To Rev. Ben Johnson and his blogpost that challenged France’s President Macron’s call for change in the US during his speech before a joint session of Congress. This appeared in the Acton Blog.

Though I have to agree with Rev. Johnson's objections to Macron's approach to fake news, Johnson is off the mark when he criticizes Macron's call to the US to follow the climate agreement. Yes, there have been problems with the current approach to addressing climate change in Germany and the UK. But what does that mean? Does that mean that we give up on addressing climate change? Does it mean if government cannot "get it right" with their first approach, that gov't will never get it right? The conservative response to Social Justice issues, and climate change is one of those issues, is to reduce reality to what favors their perspective. This includes ignoring other realities. The reality being ignored by Rev. Johnson is the future reality if we do not change. And that future reality is becoming more and more certain as we observe either the disappearance or breakup of Arctic and Antarctic ice.
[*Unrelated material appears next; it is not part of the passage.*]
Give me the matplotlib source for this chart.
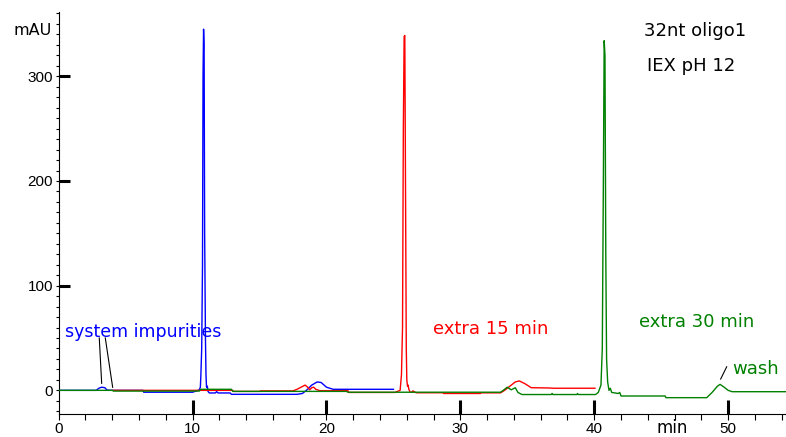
import matplotlib
matplotlib.use("Agg")
import matplotlib.pyplot as plt
from matplotlib.ticker import MultipleLocator

plt.rcParams['font.family'] = ['Liberation Sans', 'DejaVu Sans']

# ---------------- data (time in min, absorbance in mAU) ----------------
blue_t = [0.0, 2.8, 3.0, 3.2, 3.45, 3.6, 4.0, 6.3, 6.35, 10.0, 10.3, 10.5, 10.58,
          10.62, 10.68, 10.74, 10.78, 10.82, 10.86, 10.9, 10.96, 11.0, 11.04, 11.1,
          11.15, 11.25, 11.7, 11.8, 11.9, 12.8, 12.9, 17.8, 18.2, 18.5, 18.9, 19.3,
          19.6, 20.0, 20.5, 25.0]
blue_y = [0.0, 0.0, 2.0, 3.0, 2.5, 0.3, 0.0, 0.0, -1.8, -1.8, -0.5, 0.5, 3.0,
          15.0, 40.0, 120.0, 300.0, 345.0, 330.0, 150.0, 50.0, 15.0, 3.0, 4.0,
          -1.0, -2.5, -2.5, -1.2, -2.5, -2.5, -3.8, -3.8, -3.0, 0.0, 5.0, 8.0,
          7.5, 3.0, 1.0, 1.0]

red_t = [4.0, 13.0, 13.05, 15.0, 15.05, 17.5, 17.8, 18.1, 18.4, 18.6, 18.75, 18.9,
         19.05, 19.2, 19.5, 21.6, 21.65, 25.1, 25.3, 25.5, 25.6, 25.68, 25.74, 25.8,
         25.85, 25.9, 25.96, 26.0, 26.05, 26.1, 26.15, 26.25, 26.4, 26.45, 26.7,
         28.7, 28.75, 31.5, 31.55, 33.0, 33.3, 33.7, 34.1, 34.4, 34.8, 35.3, 36.5,
         37.0, 40.05]
red_y = [0.0, 0.0, -1.0, -1.0, -0.5, -0.5, 1.0, 3.0, 5.0, 3.0, 0.5, 2.5,
         3.0, 1.0, -0.3, -0.3, -2.0, -2.0, -1.0, 0.0, 15.0, 60.0, 250.0, 338.0,
         339.0, 200.0, 40.0, 10.0, 4.0, 5.0, 1.0, -1.7, -1.7, -0.5, -2.3,
         -2.3, -3.0, -3.0, -2.4, -2.4, 0.0, 4.0, 8.0, 9.0, 6.5, 2.5, 2.3,
         2.0, 2.0]

green_t = [0.0, 4.0, 4.1, 10.5, 10.6, 12.9, 13.0, 21.5, 21.6, 33.0, 33.2, 33.5,
           33.8, 34.1, 34.3, 34.6, 36.8, 36.85, 36.9, 38.7, 38.75, 38.8, 40.1,
           40.3, 40.5, 40.6, 40.68, 40.74, 40.8, 40.86, 40.92, 41.0, 41.1, 41.2,
           41.3, 41.8, 41.9, 42.0, 45.3, 45.35, 48.4, 48.8, 49.2, 49.4, 49.7,
           50.0, 50.3, 54.3]
green_y = [0.0, 0.0, -0.7, -0.7, 1.0, 1.0, -1.0, -1.0, -1.8, -1.8, 0.0, 3.0,
           0.5, 2.5, -2.0, -4.0, -4.0, -3.0, -4.0, -4.0, -3.0, -4.0, -4.0,
           -2.0, 5.0, 40.0, 200.0, 334.0, 320.0, 130.0, 30.0, 8.0, 0.0, 2.0,
           -2.0, -3.0, -2.0, -5.4, -5.4, -7.0, -7.0, -2.0, 4.0, 5.7, 3.0,
           0.0, -1.3, -1.3]

x_ticks = [0, 10, 20, 30, 40, 50]
x_labels = ["0", "10", "20", "30", "40", "50"]
y_ticks = [0, 100, 200, 300]
y_labels = ["0", "100", "200", "300"]

BLUE, RED, GREEN = "#0000ff", "#ff0000", "#008000"

W, H = 786, 437
fig = plt.figure(figsize=(W / 100, H / 100), dpi=100)
ax = fig.add_axes([58.7 / W, 1 - 414 / H, 1 - 58.7 / W, (414 - 11.7) / H])

ax.plot(blue_t, blue_y, color=BLUE, lw=1.0, zorder=2)
ax.plot(red_t, red_y, color=RED, lw=1.0, zorder=3)
ax.plot(green_t, green_y, color=GREEN, lw=1.0, zorder=4)

ax.set_xlim(0, 54.32)
ax.set_ylim(-22.6, 361.7)

for s in ("top", "right"):
    ax.spines[s].set_visible(False)
ax.spines["left"].set_linewidth(0.8)
ax.spines["bottom"].set_linewidth(0.8)

ax.set_xticks(x_ticks)
ax.set_xticklabels(x_labels)
ax.set_yticks(y_ticks)
ax.set_yticklabels(y_labels)
ax.xaxis.set_minor_locator(MultipleLocator(2))
ax.yaxis.set_minor_locator(MultipleLocator(10))
ax.xaxis.remove_overlapping_locs = False
ax.yaxis.remove_overlapping_locs = False

ax.tick_params(axis="x", which="major", direction="in", length=10, width=2.2,
               pad=6, labelsize=11)
ax.tick_params(axis="x", which="minor", direction="out", length=4, width=0.8)
ax.tick_params(axis="y", which="major", direction="in", length=8, width=2.2,
               pad=4, labelsize=11)
ax.tick_params(axis="y", which="minor", direction="out", length=2.5, width=0.8)
ax.xaxis.get_major_ticks()[0].tick1line.set_visible(False)
ax.yaxis.get_major_ticks()[0].tick1line.set_visible(False)

# annotation leader lines
ax.plot([3.03, 3.21], [50, 6.7], color="black", lw=0.8, zorder=5)
ax.plot([3.48, 4.03], [50, 2.9], color="black", lw=0.8, zorder=5)
ax.plot([49.89, 49.44], [22.5, 10.8], color="black", lw=0.8, zorder=5)


def ftext(x, y, s, **kw):
    fig.text(x / W, 1 - y / H, s, **kw)


DJ = ["DejaVu Sans"]
ftext(13.3, 35, "mAU", fontsize=11.5, family=DJ, va="baseline")
ftext(656, 433, "min", fontsize=12, family=DJ, va="baseline")
ftext(644, 36, "32nt oligo1", fontsize=13, family=DJ, va="baseline")
ftext(646.7, 71, "IEX pH 12", fontsize=13, family=DJ, va="baseline")
ftext(65, 337.3, "system impurities", fontsize=12.5, family=DJ, color=BLUE, va="baseline")
ftext(432.7, 334.3, "extra 15 min", fontsize=13, family=DJ, color=RED, va="baseline")
ftext(639, 326.7, "extra 30 min", fontsize=13, family=DJ, color=GREEN, va="baseline")
ftext(732.7, 374.3, "wash", fontsize=13, family=DJ, color=GREEN, va="baseline")

fig.savefig("out.png", dpi=100)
It becomes more certain as we see the continued melting of the permafrost and the release of methane gas. It is observed as we see the rise in sea levels increase at a faster pace. And it is observed as we see global temperatures rising. And those are not the only places we see climate change coming.

Rev. Johnson also misses the mark when he criticizes Macron's call for regulated markets. Johnson seems unaware that the stats he cites to challenge economic inequality are inadequate. Wealth disparity has been growing within nations (see  https://www.theguardian.com/inequality/2018/jan/22/inequality-gap-widens-as-42-people-hold-same-wealth-as-37bn-poorest and  http://www.austaxpolicy.com/news/world-inequality-report-2018/  and  http://www.oecd.org/social/inequality.htm  ). Citing only the work  of a conservative think-tank is problematic when the results are not found by other sources. What Oxfam observed about extreme poverty being reduced does not not apply to other levels of poverty. In addition, where poverty is reduced the most in the world is China, which hardly has a free,unregulated market as well as the environmental growing pains that comes with their reduction in poverty, and India, which has problems with increases in slavery. Thus, whether even extreme poverty is being reduced around the world the way it is reduced in China and India is debatable.

It's about time that Acton should come clean in terms of its pushing neoliberal capitalism and who that kind of capitalism benefits the most. The growing wealth disparity in the world indicates that it isn't the people at the bottom.